Plans to organise more anti-caste marriages in future

January 24, 2013 11:57 pm | Updated November 17, 2021 04:11 am IST - MADURAI

TOWARDS EQUALITY: An anti-caste marriage organised during the All India Democratic Women's Association conference in Madurai on Thursday, AIDWA's national president Subashini Ali ( right), is in the picture.

TOWARDS EQUALITY: An anti-caste marriage organised during the All India Democratic Women's Association conference in Madurai on Thursday, AIDWA's national president Subashini Ali ( right), is in the picture.

Seventy-three couples hailing from a mix of castes and classes, who braved all odds and caste prejudices in particular to enter into inter-caste marriages, converged here on Thursday.

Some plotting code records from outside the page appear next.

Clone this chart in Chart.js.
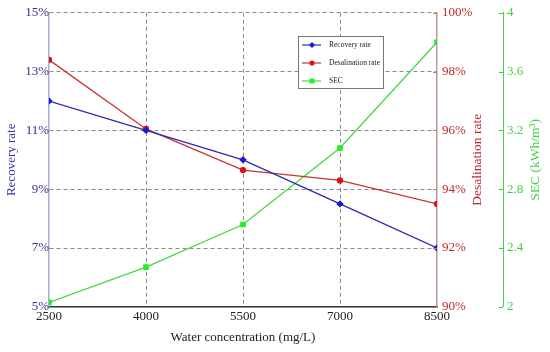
<!DOCTYPE html>
<html lang="en">
<head>
    <meta charset="UTF-8">
    <title>Recovery / Desalination / SEC</title>
    <script src="https://cdn.jsdelivr.net/npm/chart.js"></script>
    <style>
        body { margin: 0; background: #fff; }
        .chart-box { width: 550px; height: 352px; }
    </style>
</head>
<body>
    <div class="chart-box"><canvas id="mainChart"></canvas></div>

    <script>
        // values
        const concentrations = [2500, 4000, 5500, 7000, 8500];
        const recoveryRate = [12, 11, 10, 8.5, 7];           // %
        const desalinationRate = [98.4, 96.05, 94.65, 94.3, 93.5]; // %
        const sec = [2.03, 2.27, 2.56, 3.08, 3.8];           // kWh/m3

        const serif = 'Liberation Serif';
        const toPoints = vals => vals.map((v, i) => ({ x: concentrations[i], y: v }));

        // right axis titles read bottom-to-top, plus legend box
        const extras = {
            id: 'extras',
            afterDraw(chart) {
                const ctx = chart.ctx;
                const ca = chart.chartArea;
                const midY = (ca.top + ca.bottom) / 2;

                ctx.save();
                ctx.font = '13.5px ' + serif;
                ctx.textAlign = 'center';
                ctx.textBaseline = 'middle';
                ctx.fillStyle = '#c02828';
                ctx.translate(chart.scales.y2.right - 26, midY);
                ctx.rotate(-Math.PI / 2);
                ctx.fillText('Desalination rate', 0, 0);
                ctx.restore();

                ctx.save();
                ctx.font = '13.5px ' + serif;
                ctx.textAlign = 'center';
                ctx.textBaseline = 'middle';
                ctx.fillStyle = '#3fd23f';
                ctx.translate(chart.scales.y3.right - 15, midY);
                ctx.rotate(-Math.PI / 2);
                ctx.fillText('SEC (kWh/m\u00b3)', 0, 0);
                ctx.restore();

                // inward ticks on the two right axes
                ['y2', 'y3'].forEach(id => {
                    const s = chart.scales[id];
                    ctx.save();
                    ctx.strokeStyle = id === 'y2' ? '#b08080' : '#44cc44';
                    ctx.lineWidth = 1;
                    s.ticks.forEach(t => {
                        const py = Math.round(s.getPixelForValue(t.value)) + 0.5;
                        ctx.beginPath();
                        ctx.moveTo(s.left - 4, py);
                        ctx.lineTo(s.left, py);
                        ctx.stroke();
                    });
                    ctx.restore();
                });

                // legend
                const bx = 298, by = 36, bw = 85, bh = 52;
                ctx.save();
                ctx.fillStyle = '#fff';
                ctx.fillRect(bx, by, bw, bh);
                ctx.strokeStyle = '#777';
                ctx.lineWidth = 1;
                ctx.strokeRect(bx + 0.5, by + 0.5, bw, bh);
                ctx.font = '7.5px ' + serif;
                ctx.textBaseline = 'middle';
                chart.data.datasets.forEach((ds, i) => {
                    const ly = by + 9 + i * 18;
                    ctx.strokeStyle = ds.borderColor;
                    ctx.lineWidth = 1.2;
                    ctx.beginPath();
                    ctx.moveTo(bx + 4, ly);
                    ctx.lineTo(bx + 23, ly);
                    ctx.stroke();
                    ctx.fillStyle = ds.pointBackgroundColor;
                    ctx.beginPath();
                    if (ds.pointStyle === 'rectRot') {
                        ctx.moveTo(bx + 14, ly - 3); ctx.lineTo(bx + 17, ly);
                        ctx.lineTo(bx + 14, ly + 3); ctx.lineTo(bx + 11, ly);
                    } else if (ds.pointStyle === 'rect') {
                        ctx.rect(bx + 11.5, ly - 2.5, 5, 5);
                    } else {
                        ctx.arc(bx + 14, ly, 2.6, 0, Math.PI * 2);
                    }
                    ctx.fill();
                    ctx.fillStyle = '#222';
                    ctx.fillText(ds.label, bx + 31, ly);
                });
                ctx.restore();
            }
        };

        const ctx = document.getElementById('mainChart').getContext('2d');
        new Chart(ctx, {
            type: 'line',
            data: {
                datasets: [{
                    label: 'Recovery rate',
                    data: toPoints(recoveryRate),
                    yAxisID: 'y',
                    borderColor: '#2b2bb0',
                    pointBackgroundColor: '#1a1ad0',
                    pointBorderColor: '#1a1ad0',
                    pointStyle: 'rectRot',
                    pointRadius: 2.8,
                    borderWidth: 1.3
                }, {
                    label: 'Desalination rate',
                    data: toPoints(desalinationRate),
                    yAxisID: 'y2',
                    borderColor: '#c83434',
                    pointBackgroundColor: '#e01010',
                    pointBorderColor: '#e01010',
                    pointStyle: 'circle',
                    pointRadius: 2.5,
                    borderWidth: 1.3
                }, {
                    label: 'SEC',
                    data: toPoints(sec),
                    yAxisID: 'y3',
                    borderColor: '#44d844',
                    pointBackgroundColor: '#22ee22',
                    pointBorderColor: '#22ee22',
                    pointStyle: 'rect',
                    pointRadius: 3,
                    borderWidth: 1.3
                }]
            },
            options: {
                responsive: true,
                maintainAspectRatio: false,
                animation: false,
                layout: { padding: { top: 6, bottom: 7, right: 0, left: 0 } },
                plugins: {
                    legend: { display: false },
                    tooltip: { enabled: false }
                },
                scales: {
                    x: {
                        type: 'linear',
                        min: 2500,
                        max: 8500,
                        ticks: {
                            stepSize: 1500,
                            color: '#222',
                            font: { family: serif, size: 13 },
                            padding: 2,
                            callback: v => String(v)
                        },
                        grid: {
                            // no dashed line over the left / right axis lines
                            color: c => (c.tick && (c.tick.value === 2500 || c.tick.value === 8500)) ? 'rgba(0,0,0,0)' : '#8a8a8a',
                            drawTicks: false,
                            lineWidth: 1
                        },
                        border: { color: '#333', width: 1.5, dash: [4, 3] },
                        title: {
                            display: true,
                            text: 'Water concentration (mg/L)',
                            color: '#222',
                            font: { family: serif, size: 13 },
                            padding: { top: 3, bottom: 0 }
                        }
                    },
                    y: {
                        position: 'left',
                        min: 5,
                        max: 15,
                        ticks: {
                            stepSize: 2,
                            color: '#303090',
                            font: { family: serif, size: 13 },
                            padding: 0,
                            callback: v => v + '%'
                        },
                        grid: {
                            color: c => (c.tick && c.tick.value === 5) ? 'rgba(0,0,0,0)' : '#8a8a8a',
                            drawTicks: false
                        },
                        border: { color: '#a8acd8', width: 1.5, dash: [4, 3] },
                        title: {
                            display: true,
                            text: 'Recovery rate',
                            color: '#3434b0',
                            font: { family: serif, size: 13 },
                            padding: { top: 4, bottom: 2 }
                        },
                        afterFit: s => { s.width = 49; }
                    },
                    y2: {
                        position: 'right',
                        min: 90,
                        max: 100,
                        ticks: {
                            stepSize: 2,
                            color: '#c02828',
                            font: { family: serif, size: 13 },
                            padding: 5,
                            callback: v => v + '%'
                        },
                        grid: { drawOnChartArea: false, drawTicks: false },
                        border: { color: '#c09898', width: 1.5 },
                        afterFit: s => { s.width = 66; }
                    },
                    y3: {
                        position: 'right',
                        min: 2,
                        max: 4,
                        ticks: {
                            stepSize: 0.4,
                            color: '#3fd23f',
                            font: { family: serif, size: 13 },
                            padding: 4,
                            callback: v => String(+v.toFixed(1))
                        },
                        grid: { drawOnChartArea: false, drawTicks: false },
                        border: { color: '#55cc55', width: 1 },
                        afterFit: s => { s.width = 47; }
                    }
                }
            },
            plugins: [extras]
        });
    </script>
</body>
</html>
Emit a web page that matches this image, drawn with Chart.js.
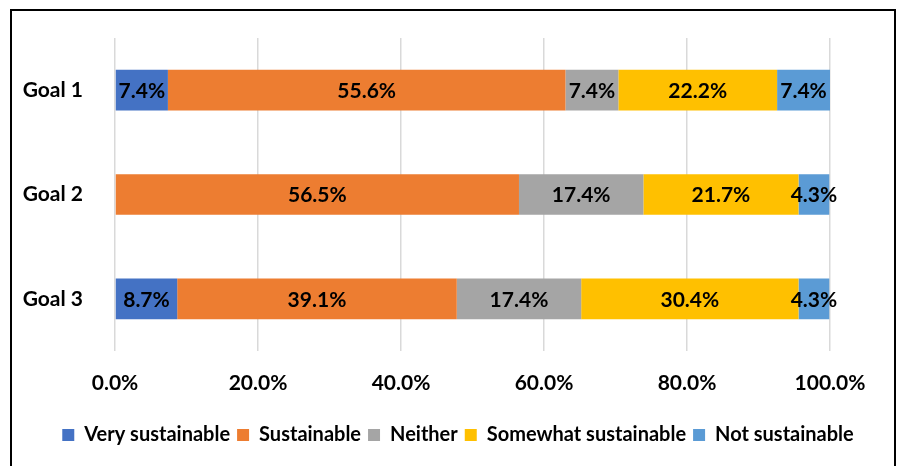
<!DOCTYPE html>
<html>
<head>
<meta charset="utf-8">
<script src="https://cdn.jsdelivr.net/npm/chart.js@4"></script>
<style>
  html, body { margin: 0; padding: 0; background: #fff; }
  #wrap { width: 897px; height: 466px; position: relative; }
</style>
</head>
<body>
<div id="wrap"><canvas id="myChart"></canvas></div>
<script>
// goals and the share of answers in each category (%)
var goals = ['Goal 1', 'Goal 2', 'Goal 3'];
var veryS = [7.4, 0, 8.7];
var sust = [55.6, 56.5, 39.1];
var neither = [7.4, 17.4, 17.4];
var somewhat = [22.2, 21.7, 30.4];
var notS = [7.4, 4.3, 4.3];
var xTicks = [0, 20, 40, 60, 80, 100];

var FONT = 'Lato, "Liberation Sans", sans-serif';

// draws the frame round the whole chart
var framePlugin = {
    id: 'frame',
    beforeDraw: function (chart) {
        var c = chart.ctx;
        c.save();
        c.fillStyle = '#fff';
        c.fillRect(0, 0, chart.width, chart.height);
        c.strokeStyle = '#000';
        c.lineWidth = 2;
        c.strokeRect(11, 10, 884, 480);
        c.restore();
    }
};

// value labels in the middle of every segment
var valueLabels = {
    id: 'valueLabels',
    afterDatasetsDraw: function (chart) {
        var c = chart.ctx;
        c.save();
        c.font = 'bold 21px ' + FONT;
        c.fillStyle = '#000';
        c.textAlign = 'center';
        c.textBaseline = 'middle';
        chart.data.datasets.forEach(function (ds, i) {
            chart.getDatasetMeta(i).data.forEach(function (bar, j) {
                var v = ds.data[j];
                if (!v) return;
                var cx = (bar.x + bar.base) / 2;
                c.fillText(v.toFixed(1) + '%', cx, bar.y + 1);
            });
        });
        c.restore();
    }
};

var ctx = document.getElementById('myChart').getContext('2d');
var chart = new Chart(ctx, {
    type: 'bar',
    data: {
        labels: goals,
        datasets: [
            { label: 'Very sustainable', data: veryS, backgroundColor: '#4472C4' },
            { label: 'Sustainable', data: sust, backgroundColor: '#ED7D31' },
            { label: 'Neither', data: neither, backgroundColor: '#A5A5A5' },
            { label: 'Somewhat sustainable', data: somewhat, backgroundColor: '#FFC000' },
            { label: 'Not sustainable', data: notS, backgroundColor: '#5B9BD5' }
        ]
    },
    options: {
        indexAxis: 'y',
        responsive: true,
        maintainAspectRatio: false,
        animation: false,
        datasets: {
            bar: { barPercentage: 0.39, categoryPercentage: 1, borderWidth: 0 }
        },
        layout: { padding: { left: 19, right: 0, top: 38, bottom: 11 } },
        scales: {
            x: {
                stacked: true,
                min: 0,
                max: 100,
                afterBuildTicks: function (scale) {
                    scale.ticks = xTicks.map(function (v) { return { value: v }; });
                },
                afterFit: function (scale) { scale.height = 67; },
                grid: { color: '#d9d9d9', lineWidth: 1.5, drawTicks: false },
                border: { display: false },
                ticks: {
                    padding: 20,
                    color: '#000',
                    font: { family: FONT, size: 21, weight: 'bold' },
                    callback: function (v) { return v.toFixed(1) + '%'; }
                }
            },
            y: {
                stacked: true,
                afterFit: function (scale) { scale.width = 96; },
                grid: { display: false },
                border: { display: false },
                ticks: {
                    padding: 24,
                    color: '#000',
                    font: { family: FONT, size: 21, weight: 'bold' }
                }
            },
            // empty axis on the right, only keeps the plot off the frame
            y2: {
                type: 'category',
                labels: goals,
                position: 'right',
                display: true,
                afterFit: function (scale) { scale.width = 67; },
                grid: { display: false },
                border: { display: false },
                ticks: { display: false }
            }
        },
        plugins: {
            legend: {
                position: 'bottom',
                labels: {
                    boxWidth: 12,
                    boxHeight: 12,
                    padding: 7,
                    color: '#000',
                    font: { family: FONT, size: 20, weight: 'bold' }
                }
            },
            tooltip: { enabled: false }
        }
    },
    plugins: [framePlugin, valueLabels]
});
</script>
</body>
</html>
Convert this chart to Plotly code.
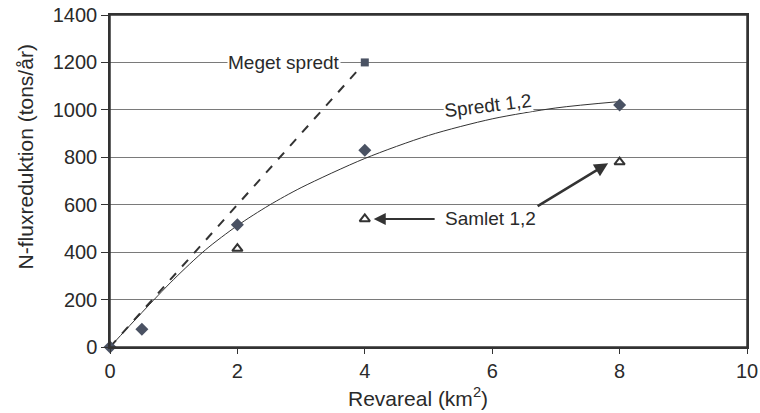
import plotly.graph_objects as go

# Data
spredt_x = [0, 0.5, 2, 4, 8]
spredt_y = [0, 75, 515, 830, 1020]

samlet_x = [2, 4, 8]
samlet_y = [415, 540, 780]

meget_x = [0, 4]
meget_y = [0, 1200]

# trend curve through Spredt
curve_x = [0, 0.5, 1, 1.5, 2, 2.5, 3, 4, 5, 6, 7, 8]
curve_y = [0, 145, 285, 410, 512, 598, 672, 795, 892, 962, 1008, 1035]

x_ticks = [0, 2, 4, 6, 8, 10]
y_ticks = [0, 200, 400, 600, 800, 1000, 1200, 1400]

FONT = "Liberation Sans, Arial, sans-serif"
DARK = "#333333"
MARK = "#4a5263"
TXT = "#2a2a2a"

fig = go.Figure()

fig.add_trace(go.Scatter(x=curve_x, y=curve_y, mode="lines",
                         line=dict(color=DARK, width=1, shape="spline", smoothing=0.8),
                         hoverinfo="skip", showlegend=False, cliponaxis=False))
fig.add_trace(go.Scatter(x=meget_x, y=meget_y, mode="lines",
                         line=dict(color=DARK, width=2, dash="dash"),
                         showlegend=False, cliponaxis=False))
fig.add_trace(go.Scatter(x=meget_x[-1:], y=meget_y[-1:], mode="markers",
                         marker=dict(symbol="square", size=8, color=MARK),
                         showlegend=False, cliponaxis=False))
fig.add_trace(go.Scatter(x=spredt_x, y=spredt_y, mode="markers",
                         marker=dict(symbol="diamond", size=10, color=MARK),
                         showlegend=False, cliponaxis=False))
fig.add_trace(go.Scatter(x=samlet_x, y=samlet_y, mode="markers",
                         marker=dict(symbol="triangle-up-open", size=9,
                                     color=DARK, line=dict(width=2, color=DARK)),
                         showlegend=False, cliponaxis=False))

ann_font = dict(family=FONT, size=19, color=TXT)
fig.add_annotation(x=2.73, y=1200, text="Meget spredt", showarrow=False,
                   font=ann_font, bgcolor="white", borderpad=0)
fig.add_annotation(x=5.94, y=1020, text="Spredt 1,2", showarrow=False,
                   font=ann_font, bgcolor="white", textangle=-7, borderpad=0)
fig.add_annotation(x=5.98, y=540, text="Samlet 1,2", showarrow=False,
                   font=ann_font, bgcolor="white", borderpad=0)
# arrows
fig.add_annotation(x=4.14, y=540, ax=5.12, ay=540, axref="x", ayref="y",
                   xref="x", yref="y", text="", showarrow=True,
                   arrowhead=2, arrowsize=1.2, arrowwidth=2, arrowcolor=DARK)
fig.add_annotation(x=7.82, y=775, ax=6.69, ay=590, axref="x", ayref="y",
                   xref="x", yref="y", text="", showarrow=True,
                   arrowhead=2, arrowsize=1.1, arrowwidth=2.5, arrowcolor=DARK)

# axis titles as annotations for exact placement
fig.add_annotation(xref="paper", yref="paper", x=-0.133, y=0.572,
                   text="N-fluxreduktion (tons/år)", textangle=-90, showarrow=False,
                   font=dict(family=FONT, size=21, color=TXT), xanchor="center", yanchor="middle")
fig.add_annotation(xref="paper", yref="paper", x=0.484, y=-0.152,
                   text="Revareal (km<sup>2</sup>)", showarrow=False,
                   font=dict(family=FONT, size=21, color=TXT), xanchor="center", yanchor="middle")

# plot frame as a shape so every edge shows
fig.add_shape(type="rect", xref="paper", yref="paper", x0=0, x1=1, y0=0, y1=1,
              line=dict(color=DARK, width=1.5), layer="above")

fig.update_layout(
    width=760, height=413,
    margin=dict(l=110, r=13, t=15, b=66),
    paper_bgcolor="white", plot_bgcolor="white",
    font=dict(family=FONT, size=20, color=TXT),
)
fig.update_xaxes(range=[0, 10], tickvals=x_ticks, showgrid=False, zeroline=False,
                 showline=True, linecolor=DARK, linewidth=1.5, mirror=True,
                 ticks="outside", ticklen=5, tickcolor=DARK, automargin=False,
                 ticklabeloverflow="allow", tickfont=dict(size=20))
fig.update_yaxes(range=[0, 1400], tickvals=y_ticks, showgrid=True, gridcolor="#7a7a7a",
                 gridwidth=1, zeroline=False,
                 showline=True, linecolor=DARK, linewidth=1.5, mirror=True,
                 ticks="outside", ticklen=7, tickcolor=DARK, automargin=False,
                 ticklabeloverflow="allow", tickfont=dict(size=20))

# remove the default page margin so the figure fills the window exactly
fig.write_html("out.html", config={"displayModeBar": False},
               post_script="document.body.style.margin='0';")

The conference, organised by the All India Democratic Women’s Association to felicitate them, threw light on the changing dynamics of caste and its overarching effects.

To give fillip to the occasion, an anti-caste marriage was conducted at the conference, in which a Scheduled Caste girl from Virudhunagar got married to a boy from an intermediate caste from the same district amid loud applause from the audience.

Speaking on the occasion, Aidwa’s national president, Subashini Ali, said that caste had become the biggest identity marker which resulted in the rejection of women’s rights.

Anti-women

Political mobilisation on the basis of caste reduced the rights of women and was always anti-women in character.

It not only reinforced inequality among the toiling classes but also on gender.

Ms. Ali pointed out that the couples who broke caste barriers were the ones fighting for the creation of a modern India.

She further said that anti-caste marriages not only broke caste barriers but also market hegemony which influenced the people into believing that having big weddings was fad.

She asked the youth to cross the ‘Lakshman Rekha’ of caste and choose their life partners.

She said that being modern was not representative in the form of an outlook in the corporeal sense but in the perception to possess values that supported democracy and equality.

“The period during the national movement and before Independence was more progressive ensuring participation of women in the public sphere than the present.”

“Today we talk about globalisation and India becoming a modern super power but on the other hand, on the social front, issues related to caste and community are curtailing the independence of women. In the land of EVR Periyar and Marxist B. Srinivasa Rao, it is disheartening to see Pattali Makkal Katchi’s S. Ramadoss, who used to speak about social justice, spewing caste venom to keep his slipping vote bank intact.”

“Pulling backwards”

D. Ravikumar, general secretary, Viduthalai Chiruthaigal Katchi, said that when the world was on a progressive path, certain “antisocial” elements were pulling the State backwards.

Mr. Ravikumar felt that the Movement for All Communities, floated by Dr. Ramadoss, was akin to khap panchayats in Northern States.

Aidwa’s national secretary, U. Vasuki, said that they had plans to organise such events in future to promote anti-caste marriages.

T.K. Rengarajan, MP, K. Balabharathi, MLA, Tamil writer Su. Venkatesan, and S.K. Ponnuthai, district secretary, Aidwa, were among the others who spoke.